= Chen Guanglin =

Chinese politician (1934–2015)

Chen Guanglin (陈光琳, October 1934 – September 21, 2015), originally from Chaohu, Anhui Province, was a politician in the People's Republic of China.

== Biography ==
He became a member of the Chinese Communist Party (CCP) in 1955. Subsequently, he held the positions of director of the Reform Committee of Bengbu Iron and Steel Factory (蚌埠钢铁厂) and director of the Bengbu Machinery Bureau. In June 1975, he was appointed to the Standing Committee of the Bengbu Municipal Committee of the CCP and served as deputy director and deputy secretary of the Reform Committee.
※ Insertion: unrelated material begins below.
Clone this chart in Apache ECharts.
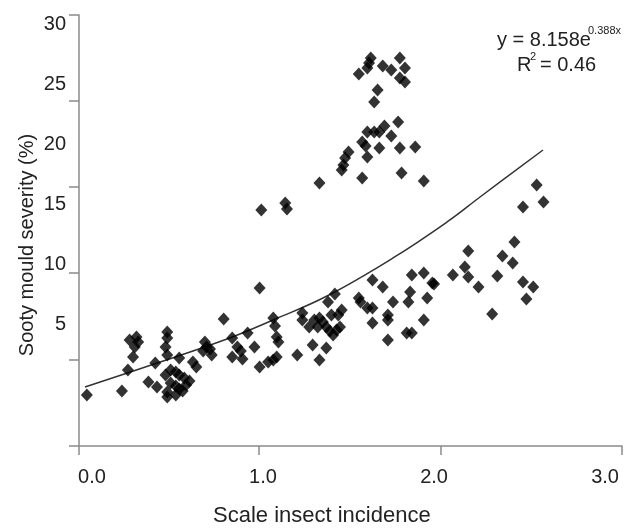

In February 1980, he was designated as a member of the Standing Committee of the CCP Wuhu Municipal Committee, and served as deputy secretary and secretary of the CCP Wuhu Municipal Committee. In August 1988, he was designated as the secretary of the CCP Hefei Municipal Committee. In February 1992, he was designated as a member of the Standing Committee of the Anhui Provincial Committee of the CCP and as the secretary of the CCP Hefei Municipal Committee. In April 1992, he was appointed as a member of the Standing Committee of the CCP Anhui Provincial Committee and Secretary of the Provincial Commission for Discipline Inspection. He retired in May 2005. He died on September 21, 2015.

He is a delegate of National People's Congress and since the 6th and 7th NPC occurred from 1983 to 1993.